The White House has defended its communications approach, noting that Biden has made his policy priorities clear for months and that by taking a step back from the limelight, he was letting the negotiators have space to maneuver.
“I feel strongly by saying this: The president is certainly not media shy,” Jean-Pierre said Wednesday, as she chuckled slightly. The chief spokeswoman for the White House noted that Biden spoke on Monday (albeit briefly) and on Sunday at a news conference in Hiroshima, Japan, and that “the president has been very clear where he stands on what Congress should be doing, which is dealing with the debt limit — something that is their constitutional duty.”
One-on-one meet
Earlier in the debt-limit talks, Biden was not shy about hammering on so-called “MAGA Republicans,” most notably holding an event in suburban New York City one day after his first Oval Office meeting with the top four congressional leaders on resolving the standoff.
But this week, the president decided not to speak publicly after he sat down one-on-one with McCarthy because, Biden believed, that would be more productive in trying to get a debt-limit outcome, said one White House official, who requested anonymity to discuss internal West Wing deliberations.

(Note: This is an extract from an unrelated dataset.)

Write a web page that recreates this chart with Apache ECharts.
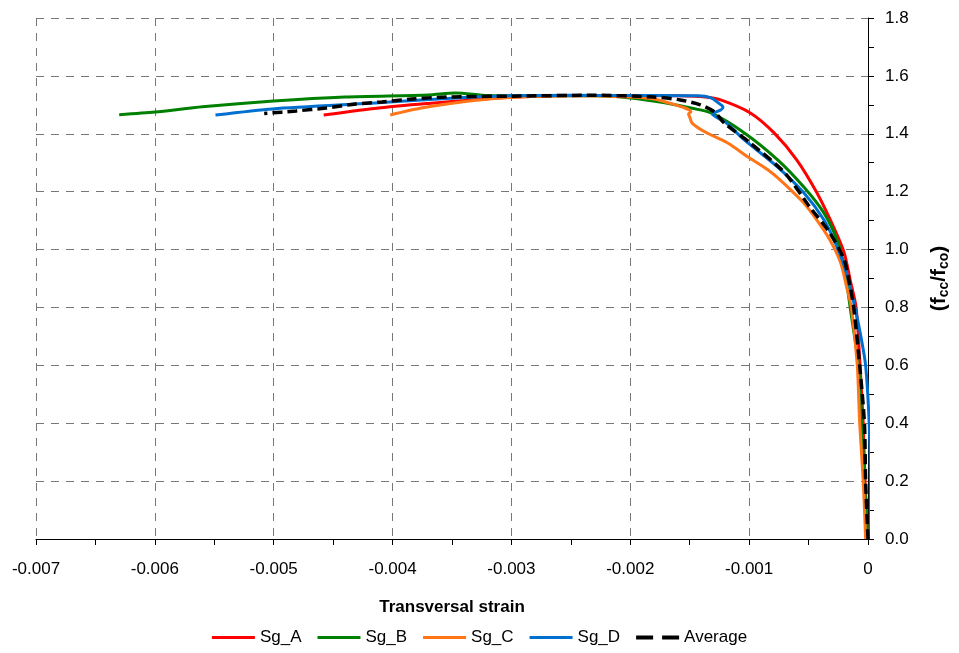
<!DOCTYPE html>
<html>
<head>
<meta charset="utf-8">
<script src="https://cdn.jsdelivr.net/npm/echarts@6/dist/echarts.min.js"></script>
<style>html,body{margin:0;padding:0;background:#fff}#c{width:959px;height:653px}</style>
</head>
<body>
<div id="c"></div>
<script>
const seriesNames = ['Sg_A', 'Sg_B', 'Sg_C', 'Sg_D', 'Average'];
const xTickLabels = ['-0.007', '-0.006', '-0.005', '-0.004', '-0.003', '-0.002', '-0.001', '0'];

const xA = [0, -0.000025, -0.00004, -0.000067, -0.0001, -0.00015, -0.0002, -0.00029, -0.00043, -0.0006, -0.00079, -0.00099, -0.00124, -0.00137, -0.0016, -0.002, -0.0025, -0.003, -0.0033, -0.0037, -0.0041, -0.00458];
const yA = [0, 0.2, 0.4, 0.6, 0.8, 0.895, 0.988, 1.078, 1.196, 1.31, 1.403, 1.472, 1.517, 1.527, 1.531, 1.532, 1.532, 1.526, 1.518, 1.505, 1.49, 1.465];

const xB = [0, -0.00003, -0.00005, -0.00008, -0.00015, -0.0002, -0.00026, -0.00037, -0.00054, -0.00076, -0.00104, -0.00132, -0.00148, -0.00171, -0.002, -0.00227, -0.0028, -0.0032, -0.00347, -0.0037, -0.0044, -0.005, -0.0056, -0.006, -0.0063];
const yB = [0, 0.2, 0.4, 0.6, 0.8, 0.94, 1.033, 1.126, 1.216, 1.31, 1.403, 1.472, 1.488, 1.507, 1.524, 1.531, 1.531, 1.532, 1.541, 1.534, 1.527, 1.513, 1.493, 1.475, 1.466];

const xC = [-0.00002, -0.00004, -0.00007, -0.00009, -0.00014, -0.00018, -0.00023, -0.00032, -0.00043, -0.00054, -0.00065, -0.00074, -0.00084, -0.00101, -0.00118, -0.00137, -0.00148, -0.0015, -0.00151, -0.00149, -0.00154, -0.00168, -0.0018, -0.002, -0.0025, -0.00308, -0.00342, -0.00376, -0.00402];
const yC = [0, 0.2, 0.4, 0.6, 0.8, 0.871, 0.954, 1.033, 1.102, 1.161, 1.206, 1.241, 1.275, 1.32, 1.368, 1.406, 1.437, 1.458, 1.468, 1.476, 1.489, 1.507, 1.52, 1.527, 1.531, 1.524, 1.51, 1.489, 1.465];

const xD = [0.00002, 0.00002, 0.00001, -0.00002, -0.00006, -0.00011, -0.00018, -0.00026, -0.00037, -0.00054, -0.00076, -0.00104, -0.0012, -0.00131, -0.00124, -0.00122, -0.00127, -0.00132, -0.00143, -0.002, -0.0025, -0.003, -0.00347, -0.00412, -0.00501, -0.00549];
const yD = [0, 0.2, 0.4, 0.6, 0.7, 0.8, 0.919, 1.009, 1.102, 1.196, 1.285, 1.379, 1.44, 1.468, 1.482, 1.492, 1.51, 1.524, 1.531, 1.532, 1.533, 1.531, 1.524, 1.507, 1.486, 1.465];

const xAvg = [0, -0.00002, -0.00003, -0.00007, -0.00012, -0.00015, -0.0002, -0.00032, -0.00049, -0.0007, -0.00099, -0.00121, -0.00129, -0.00141, -0.00158, -0.0018, -0.0023, -0.003, -0.00355, -0.00384, -0.00409, -0.00431, -0.00456, -0.00481, -0.00508];
const yAvg = [0, 0.2, 0.4, 0.6, 0.8, 0.871, 0.964, 1.057, 1.147, 1.265, 1.368, 1.437, 1.475, 1.5, 1.517, 1.527, 1.533, 1.53, 1.527, 1.52, 1.51, 1.503, 1.489, 1.479, 1.47];

const colors = ['#ff0000', '#008000', '#ff7518', '#0070d0', '#000000'];
const xs = [xA, xB, xC, xD, xAvg];
const ys = [yA, yB, yC, yD, yAvg];

const FONT = 'Liberation Sans';
const SOLID_ICON = 'path://M0,0L43,0L43,3L0,3Z';
const DASH_ICON = 'path://M0,0L17,0L17,4L0,4ZM26,0L43,0L43,4L26,4Z';
const chart = echarts.init(document.getElementById('c'), null, {renderer: 'canvas'});
const series = seriesNames.map((n, i) => ({
  name: n,
  type: 'line',
  symbol: 'none',
  smooth: 0.25,
  data: xs[i].map((x, k) => [x, ys[i][k]]),
  lineStyle: {color: colors[i], width: i === 4 ? 3.5 : 3, type: i === 4 ? [10, 5] : 'solid'},
  itemStyle: {color: colors[i]},
  z: 2 + i
}));

chart.setOption({
  animation: false,
  grid: {left: 36, right: 88, top: 18, bottom: 114, containLabel: false},
  legend: {
    bottom: 2,
    left: 'center',
    itemWidth: 43,
    itemHeight: 12,
    itemGap: 16,
    textStyle: {fontFamily: FONT, fontSize: 17, color: '#000'},
    data: seriesNames.map((n, i) => ({name: n, icon: i === 4 ? DASH_ICON : SOLID_ICON}))
  },
  xAxis: {
    type: 'value',
    min: -0.007, max: 0, interval: 0.001,
    position: 'bottom',
    name: 'Transversal strain',
    nameLocation: 'middle',
    nameGap: 60,
    nameTextStyle: {fontFamily: FONT, fontSize: 17, fontWeight: 'bold', color: '#000'},
    axisLine: {onZero: false, lineStyle: {color: '#000', width: 1}},
    axisTick: {show: true, length: 6, inside: false, lineStyle: {color: '#000'}},
    minorTick: {show: true, splitNumber: 2, length: 6, lineStyle: {color: '#000'}},
    axisLabel: {
      margin: 22, fontFamily: FONT, fontSize: 17, color: '#000',
      formatter: v => xTickLabels[Math.round((v + 0.007) / 0.001)]
    },
    splitLine: {show: true, lineStyle: {color: '#777', type: [8, 7], width: 1}}
  },
  yAxis: {
    type: 'value',
    min: 0, max: 1.8, interval: 0.2,
    position: 'right',
    name: '(f{s|cc}/f{s|co})',
    nameLocation: 'middle',
    nameRotate: 90,
    nameGap: 60,
    nameTextStyle: {
      fontFamily: FONT, fontSize: 21, fontWeight: 'bold', color: '#000',
      rich: {s: {fontFamily: FONT, fontSize: 14, fontWeight: 'bold', color: '#000', verticalAlign: 'bottom', padding: [9, 0, 0, 0]}}
    },
    axisLine: {lineStyle: {color: '#000', width: 1}},
    axisTick: {show: true, length: 6, lineStyle: {color: '#000'}},
    minorTick: {show: true, splitNumber: 2, length: 6, lineStyle: {color: '#000'}},
    axisLabel: {margin: 17, fontFamily: FONT, fontSize: 17, color: '#000', formatter: v => v.toFixed(1)},
    splitLine: {show: true, lineStyle: {color: '#777', type: [8, 7], width: 1}}
  },
  series: series
});
</script>
</body>
</html>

A second White House official also emphasized that Biden did not think it made much sense to be public about negotiations when the talks were productive, but no deal had yet been reached.
“It’s my expectation that if Republicans continue to play games with the American economy, threaten default and drive us into a very dangerous situation that we’ll begin to hear from the Biden administration, if not the president himself,” House Minority Leader Hakeem Jeffries, D-N.Y., said Wednesday when asked whether the president himself needed to be more outspoken on the ongoing talks.
Jeffries added: “I have full confidence in the goodness of President Biden, who wants to find a resolution that protects everyday Americans and is engaging in good-faith discussions to try to arrive at that conclusion.”
It’s also a tale of two different negotiating styles.
Veteran operators
Biden’s team, all veteran Washington operators who have spent most of their public service careers as senior aides, have been perennially loathe to speak to the press , particularly in the middle of tense and unfinished negotiations. The White House team is being led by Steve Ricchetti, counselor to the president, legislative affairs director Louisa Terrell, and Office of Management and Budget Director Shalanda Young, who spent much of her career as staff director of the House Appropriations Committee.
On the other side, McCarthy's emissaries are Reps. Garret Graves of Louisiana and Patrick McHenry of North Carolina, who are fluent in talking to the press as elected officials and as key allies of the speaker.
“What I’m telling you is that every once in a while, I feel like I’m buying a used car," Graves said of dealing with the White House during one 42-minute gaggle with journalists on Tuesday afternoon, when negotiations seemed to be at a standstill.
Still, there are times when even the most talkative people go quiet. After returning from the White House late Wednesday afternoon from another negotiating session, Graves and McHenry hurried away from reporters pestering them for details — a notable contrast to the past several days.